REQUIREMENTS: Return every line below in which "seaborn" appears.

RECORDS SHOWN:

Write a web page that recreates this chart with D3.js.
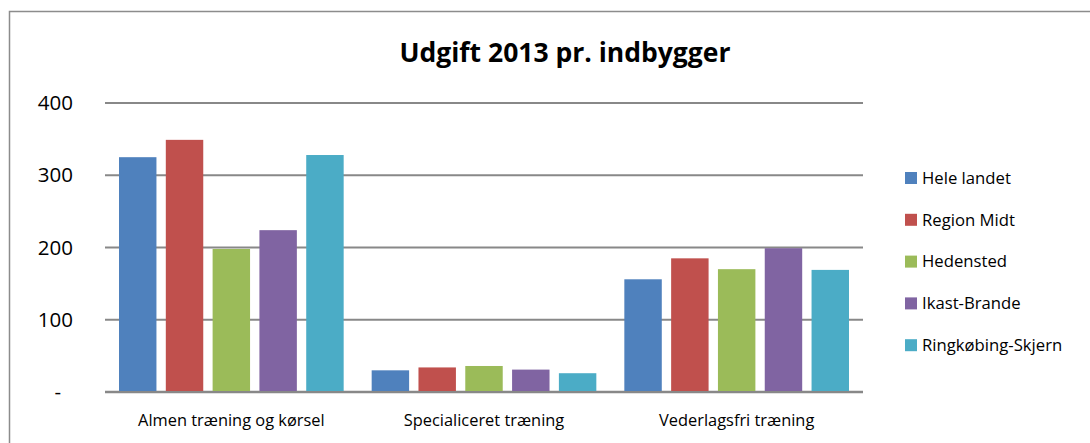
<!DOCTYPE html>
<html>
<head>
<meta charset="utf-8">
<script src="https://cdn.jsdelivr.net/npm/d3@7"></script>
<style>
  body { margin: 0; background: #fff; }
  svg { display: block; font-family: "Open Sans", "Noto Sans", sans-serif; }
</style>
</head>
<body>
<svg id="chart"></svg>
<script>
var categories = ["Almen træning og kørsel", "Specialiceret træning", "Vederlagsfri træning"]
var seriesNames = ["Hele landet", "Region Midt", "Hedensted", "Ikast-Brande", "Ringkøbing-Skjern"]
var heleLandet = [325, 30, 156]
var regionMidt = [349, 34, 185]
var hedensted = [198, 36, 170]
var ikastBrande = [224, 31, 199]
var ringkobing = [328, 26, 169]
var yTicks = [0, 100, 200, 300, 400]
var colors = ["#4F81BD", "#C0504D", "#9BBB59", "#8064A2", "#4BACC6"]

var seriesValues = [heleLandet, regionMidt, hedensted, ikastBrande, ringkobing]

var screen = { width: 1090, height: 443 }
var margins = { left: 105, right: 227, top: 103, bottom: 51 }
var graph = {
    width: screen.width - margins.left - margins.right,
    height: screen.height - margins.top - margins.bottom
}

var svg = d3.select("#chart")
    .attr("width", screen.width)
    .attr("height", screen.height)

// outer chart frame
svg.append("rect")
    .attr("x", 9.5)
    .attr("y", 11.5)
    .attr("width", 1100)
    .attr("height", 500)
    .attr("fill", "none")
    .attr("stroke", "#8c8c8c")
    .attr("stroke-width", 1.5)

var xScale = d3.scaleBand()
    .domain(categories)
    .range([0, graph.width])

var xInner = d3.scaleBand()
    .domain(seriesNames)
    .range([14, xScale.bandwidth() - 14])
    .paddingInner(0.2)

var yScale = d3.scaleLinear()
    .domain([0, 400])
    .range([graph.height, 0])

var target = svg.append("g")
    .attr("transform", "translate(" + margins.left + "," + margins.top + ")")

// gridlines
target.append("g")
    .selectAll("line")
    .data(yTicks)
    .enter()
    .append("line")
    .attr("x1", 0)
    .attr("x2", graph.width)
    .attr("y1", function (d) { return yScale(d) })
    .attr("y2", function (d) { return yScale(d) })
    .attr("stroke", "#888888")
    .attr("stroke-width", function (d) { return d == 0 ? 2.5 : 1.8 })

// bars
var groups = target.append("g")
    .selectAll("g")
    .data(seriesNames)
    .enter()
    .append("g")
    .attr("fill", function (d, i) { return colors[i] })

groups.selectAll("rect")
    .data(function (name, i) {
        return seriesValues[i].map(function (v, j) {
            return { name: name, cat: categories[j], value: v }
        })
    })
    .enter()
    .append("rect")
    .attr("x", function (d) { return xScale(d.cat) + xInner(d.name) })
    .attr("width", xInner.bandwidth())
    .attr("y", function (d) { return yScale(d.value) })
    .attr("height", function (d) { return graph.height - yScale(d.value) - 1 })

// y axis labels
var yAxis = d3.axisLeft(yScale)
    .tickValues(yTicks)
    .tickSize(0)
    .tickPadding(32)
    .tickFormat(function (d) { return d == 0 ? "-" : d })

target.append("g")
    .call(yAxis)
    .call(function (g) { g.select(".domain").remove() })
    .selectAll("text")
    .attr("font-size", 20.5)
    .attr("font-family", "Open Sans, sans-serif")
    .attr("fill", "#000")
    .attr("dx", function (d) { return d == 0 ? -12 : 0 })

// x axis labels
var xAxis = d3.axisBottom(xScale)
    .tickSize(0)
    .tickPadding(22)

target.append("g")
    .attr("transform", "translate(0," + graph.height + ")")
    .call(xAxis)
    .call(function (g) { g.select(".domain").remove() })
    .selectAll("text")
    .attr("font-size", 16.4)
    .attr("font-family", "Open Sans, sans-serif")
    .attr("fill", "#000")

// title
svg.append("text")
    .text("Udgift 2013 pr. indbygger")
    .attr("x", 565)
    .attr("y", 62)
    .attr("text-anchor", "middle")
    .attr("font-size", 26.5)
    .attr("font-weight", "bold")
    .attr("fill", "#000")

// legend
var legend = svg.append("g")
    .attr("transform", "translate(905,178)")
    .selectAll("g")
    .data(seriesNames)
    .enter()
    .append("g")
    .attr("transform", function (d, i) { return "translate(0," + (i * 41.8) + ")" })

legend.append("rect")
    .attr("x", 0)
    .attr("y", -6)
    .attr("width", 12)
    .attr("height", 12)
    .attr("fill", function (d, i) { return colors[i] })

legend.append("text")
    .text(function (d) { return d })
    .attr("x", 17)
    .attr("y", 0)
    .attr("dy", "0.35em")
    .attr("font-size", 16.7)
    .attr("fill", "#000")
</script>
</body>
</html>
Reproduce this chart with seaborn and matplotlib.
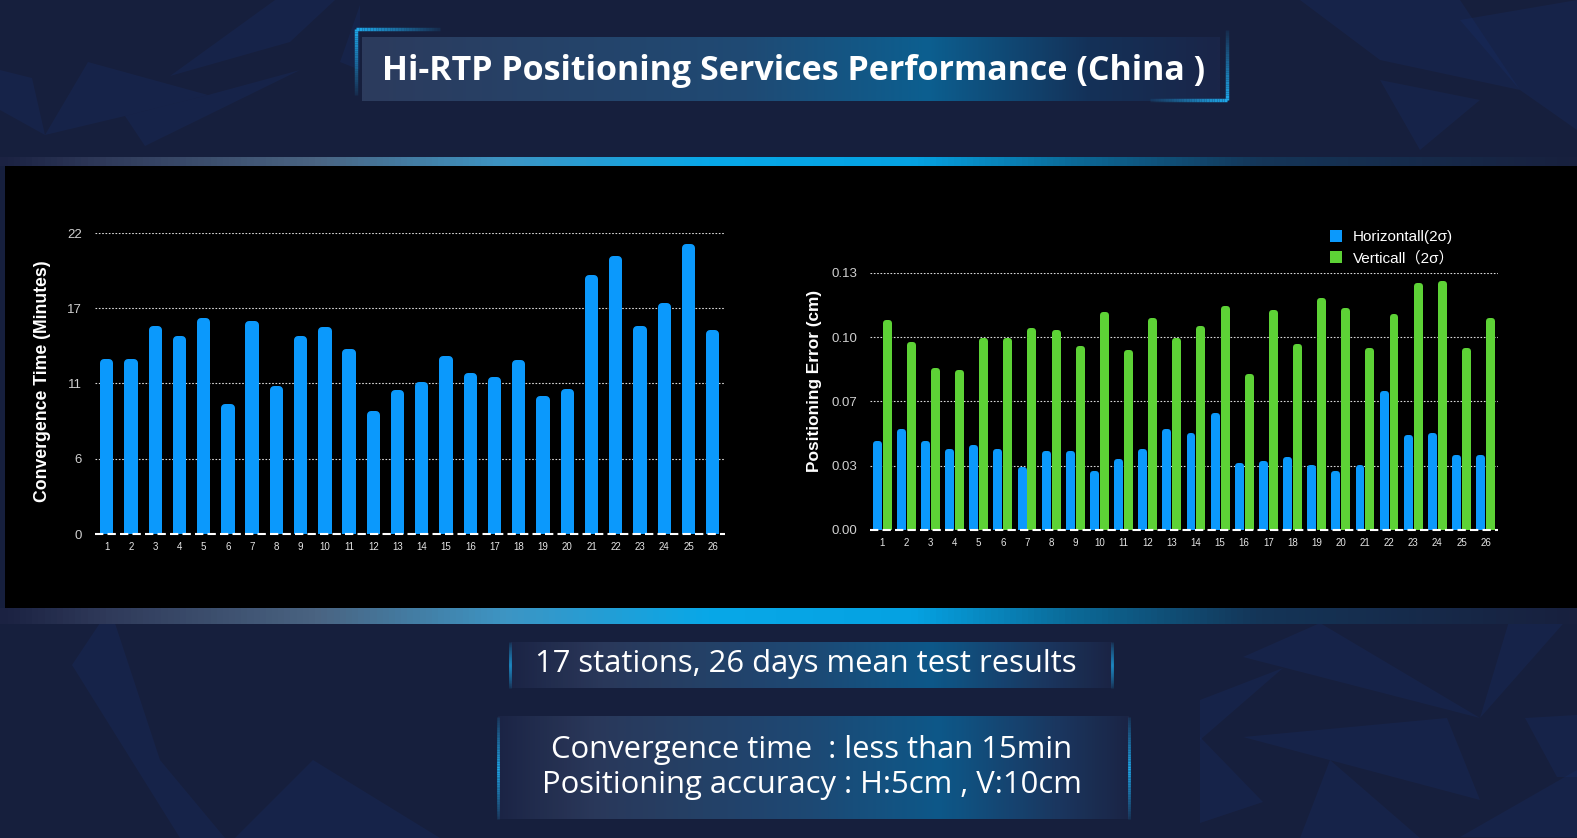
import numpy as np
import pandas as pd
import seaborn as sns
import matplotlib.pyplot as plt
from matplotlib.colors import LinearSegmentedColormap
from matplotlib.patches import Polygon, Rectangle, Patch
from matplotlib.collections import LineCollection

# ---- data ----
days = [str(i) for i in range(1, 27)]
conv_time = [12.8, 12.8, 15.2, 14.5, 15.8, 9.5, 15.6, 10.8, 14.5, 15.1, 13.5, 9.0, 10.5,
             11.1, 13.0, 11.8, 11.5, 12.7, 10.1, 10.6, 18.9, 20.3, 15.2, 16.9, 21.2, 14.9]
horiz_err = [0.045, 0.051, 0.045, 0.041, 0.043, 0.041, 0.032, 0.040, 0.040, 0.030, 0.036, 0.041, 0.051,
             0.049, 0.059, 0.034, 0.035, 0.037, 0.033, 0.030, 0.033, 0.070, 0.048, 0.049, 0.038, 0.038]
vert_err = [0.106, 0.095, 0.082, 0.081, 0.097, 0.097, 0.102, 0.101, 0.093, 0.110, 0.091, 0.107, 0.097,
            0.103, 0.113, 0.079, 0.111, 0.094, 0.117, 0.112, 0.092, 0.109, 0.125, 0.126, 0.092, 0.107]
series_names = ["Horizontall(2σ)", "Verticall（2σ）"]
conv_ticks = ["0", "6", "11", "17", "22"]
err_ticks = ["0.00", "0.03", "0.07", "0.10", "0.13"]

title = "Hi-RTP Positioning Services Performance (China )"
note1 = "17 stations, 26 days mean test results"
note2 = "Convergence time  : less than 15min"
note3 = "Positioning accuracy : H:5cm , V:10cm"

BLUE = "#0b99fc"
GREEN = "#5dd236"
NAVY = "#161f3d"
W, H = 1577, 838

sns.set_theme(style="dark")
plt.rcParams["font.family"] = ["Liberation Sans", "Noto Sans CJK SC", "DejaVu Sans"]

fig = plt.figure(figsize=(W / 100, H / 100), dpi=100)
fig.patch.set_facecolor(NAVY)

# ---- background layer in pixel coordinates ----
bg = fig.add_axes([0, 0, 1, 1], zorder=0)
bg.set_xlim(0, W)
bg.set_ylim(H, 0)
bg.axis("off")
bg.set_facecolor(NAVY)

shapes = [
    [(0, 70), (32, 78), (45, 135), (0, 110)],
    [(45, 135), (88, 62), (208, 95), (125, 116)],
    [(125, 116), (208, 95), (300, 70), (145, 146)],
    [(170, 76), (290, 42), (335, 0), (275, 0)],
    [(340, 62), (360, 5), (360, 70)],
    [(1300, 0), (1460, 0), (1520, 90), (1380, 60)],
    [(1460, 20), (1577, 0), (1577, 130), (1520, 90)],
    [(1380, 80), (1480, 100), (1420, 150)],
    [(72, 665), (110, 608), (160, 760), (225, 838), (180, 838)],
    [(235, 838), (313, 760), (440, 838)],
    [(1243, 737), (1447, 718), (1480, 800)],
    [(1243, 657), (1320, 623), (1480, 718)],
    [(1200, 700), (1283, 668), (1200, 740)],
    [(1513, 608), (1577, 608), (1480, 718)],
    [(1525, 718), (1577, 715), (1577, 777), (1557, 777)],
    [(1460, 837), (1577, 770), (1577, 837)],
    [(1200, 737), (1263, 802), (1200, 823)],
    [(1330, 760), (1420, 838), (1300, 838)],
]
for pts in shapes:
    bg.add_patch(Polygon(pts, closed=True, facecolor="#173374", alpha=0.22, lw=0))


def hgrad(x0, x1, y0, y1, stops, alpha=1.0):
    cmap = LinearSegmentedColormap.from_list("g", stops)
    g = np.linspace(0, 1, 512)[np.newaxis, :]
    bg.imshow(g, extent=[x0, x1, y1, y0], cmap=cmap, aspect="auto", alpha=alpha,
              interpolation="bilinear", zorder=2)


def fade_line(x0, y0, x1, y1, a0, a1, color="#1ea8ea", lw=2.5):
    n = 30
    xs = np.linspace(x0, x1, n + 1)
    ys = np.linspace(y0, y1, n + 1)
    segs = [[(xs[i], ys[i]), (xs[i + 1], ys[i + 1])] for i in range(n)]
    alphas = np.linspace(a0, a1, n)
    cols = [(*plt.matplotlib.colors.to_rgb(color), a) for a in alphas]
    bg.add_collection(LineCollection(segs, colors=cols, linewidths=lw, zorder=4))


band = [(0, "#1b2242"), (0.06, "#2e3858"), (0.2, "#4a6482"), (0.32, "#3d95c4"),
        (0.45, "#08a8e8"), (0.58, "#05a2e2"), (0.68, "#0b6a98"), (0.8, "#143557"), (1, "#18203e")]
hgrad(0, W, 157, 166, band)
hgrad(0, W, 608, 624, band)
bg.add_patch(Rectangle((5, 166), W - 5, 442, facecolor="black", lw=0, zorder=3))

# title banner
hgrad(362, 1220, 37, 101, [(0, "#2c3b5d"), (0.45, "#1f4a74"), (0.66, "#0c5f90"),
                           (0.85, "#143158"), (1, "#1a2548")])
fade_line(356, 29, 356, 95, 1, 0.1)
fade_line(356, 29, 440, 29, 1, 0.1)
fade_line(1227, 100, 1227, 30, 1, 0.1)
fade_line(1227, 100, 1150, 100, 1, 0.1)
bg.text(794, 71, title, color="white", fontsize=24.5, fontweight="bold",
        family=["Open Sans", "DejaVu Sans"], ha="center", va="center", zorder=5)

# notes
box_stops = [(0, "#1c2546"), (0.15, "#2c3a5c"), (0.5, "#1e4c78"), (0.7, "#0d5c8e"),
             (0.88, "#1b3a64"), (1, "#1c2546")]
hgrad(511, 1112, 642, 688, box_stops, alpha=0.95)
hgrad(498, 1129, 717, 819, box_stops, alpha=0.95)
for x, y0, y1 in [(510, 642, 688), (1112, 642, 688), (498, 717, 819), (1129, 717, 819)]:
    mid = (y0 + y1) / 2
    fade_line(x, mid, x, y0, 1, 0.15, lw=2)
    fade_line(x, mid, x, y1, 1, 0.15, lw=2)
note_font = ["Open Sans", "DejaVu Sans"]
bg.text(806, 664, note1, color="white", fontsize=22.3, family=note_font, ha="center", va="center", zorder=5)
bg.text(812, 750, note2, color="white", fontsize=22.3, family=note_font, ha="center", va="center", zorder=5)
bg.text(812, 785, note3, color="white", fontsize=22.3, family=note_font, ha="center", va="center", zorder=5)


def round_tops(ax, r_px):
    x0, x1 = ax.get_xlim()
    y0, y1 = ax.get_ylim()
    dx = (x1 - x0) / ax.bbox.width * r_px
    dy = (y1 - y0) / ax.bbox.height * r_px
    for p in ax.patches:
        p.set_x(p.get_x() + dx)
        p.set_width(p.get_width() - 2 * dx)
        p.set_height(p.get_height() - dy)
        p.set_edgecolor(p.get_facecolor())
        p.set_linewidth(2 * r_px * 72 / fig.dpi)
        p.set_joinstyle("round")


def style_axis(ax, ticks, labels):
    ax.set_facecolor("none")
    for s in ax.spines.values():
        s.set_visible(False)
    ax.set_yticks(ticks)
    ax.set_yticklabels(labels)
    ax.grid(False)
    for t in ticks[1:]:
        ax.axhline(t, color="#d8d8d8", lw=0.8, ls=(0, (1.5, 1.5)), zorder=0)
    ax.axhline(0, color="white", lw=1.5, ls=(0, (4, 2)), zorder=5, clip_on=False)
    ax.tick_params(axis="y", length=0, pad=9, labelsize=9.5, labelcolor="#d0d0d0")
    ax.tick_params(axis="x", length=0, pad=6, labelsize=7, labelcolor="#e6e6e6")
    ax.set_xlabel("")
    ax.set_ylabel("")


# ---- left chart: convergence time ----
ax1 = fig.add_axes([94.6 / W, (H - 534) / H, 630.2 / W, 301 / H], zorder=6)
sns.barplot(x=days, y=conv_time, order=days, color=BLUE, width=0.55, saturation=1, ax=ax1)
ax1.set_xlim(-0.5, 25.5)
ax1.set_ylim(0, 22)
style_axis(ax1, np.linspace(0, 22, 5), conv_ticks)
round_tops(ax1, 4)
bg.text(43, 381, "Convergence Time (Minutes)", rotation=90, color="white", fontsize=12.7,
        fontweight="bold", ha="center", va="center", zorder=7)

# ---- right chart: positioning error ----
err_df = pd.DataFrame({
    "day": days * 2,
    "type": [series_names[0]] * len(days) + [series_names[1]] * len(days),
    "err": horiz_err + vert_err,
})
ax2 = fig.add_axes([870.1 / W, (H - 530) / H, 627.6 / W, 257.3 / H], zorder=6)
sns.barplot(data=err_df, x="day", y="err", hue="type", order=days, hue_order=series_names,
            palette=[BLUE, GREEN], width=0.82, gap=0.1, saturation=1, legend=False, ax=ax2)
ax2.set_xlim(-0.5, 25.5)
ax2.set_ylim(0, 0.13)
style_axis(ax2, np.linspace(0, 0.13, 5), err_ticks)
round_tops(ax2, 3)
bg.text(815, 381, "Positioning Error (cm)", rotation=90, color="white", fontsize=12.4,
        fontweight="bold", ha="center", va="center", zorder=7)

handles = [Patch(facecolor=BLUE, lw=0), Patch(facecolor=GREEN, lw=0)]
leg = ax2.legend(handles, series_names, loc="upper left", bbox_to_anchor=(1330, 230),
                 bbox_transform=bg.transData, frameon=False, fontsize=11,
                 handlelength=0.8, handleheight=0.8, handletextpad=0.7,
                 labelspacing=0.45, borderpad=0, borderaxespad=0)
for t in leg.get_texts():
    t.set_color("white")

fig.savefig("out.png", dpi=100, facecolor=fig.get_facecolor())
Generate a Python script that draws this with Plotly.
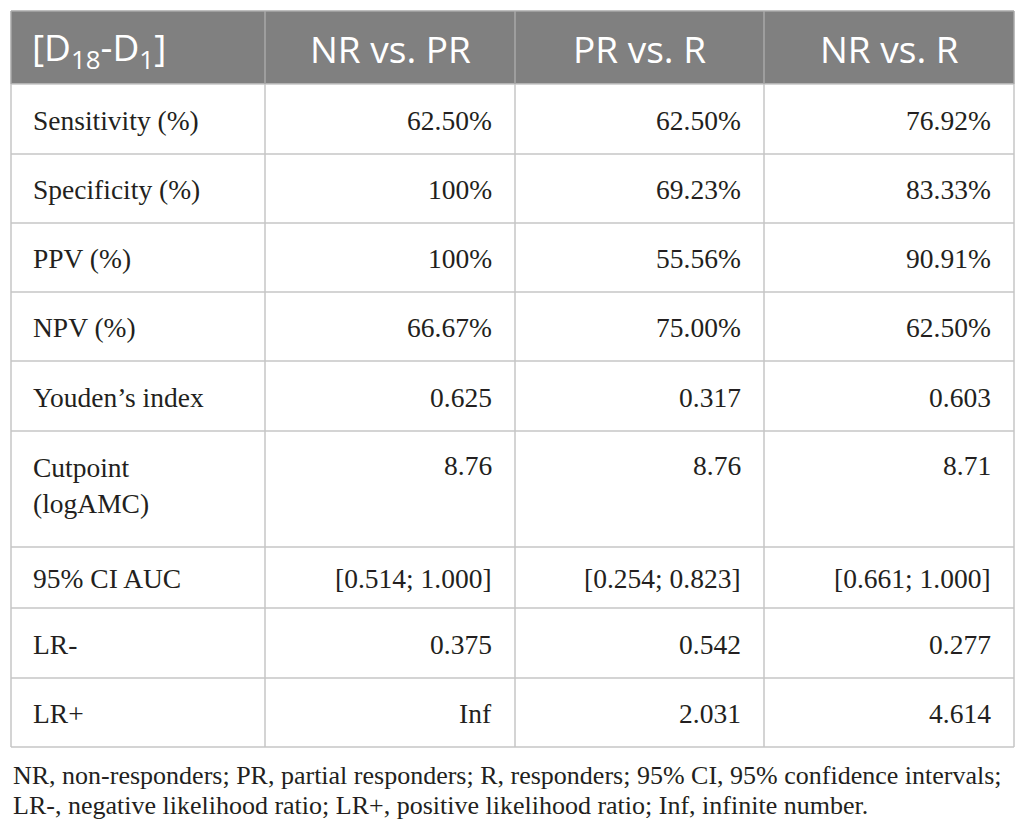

WRITTEN REPLY:
Reproduce this chart with seaborn and matplotlib.
import seaborn as sns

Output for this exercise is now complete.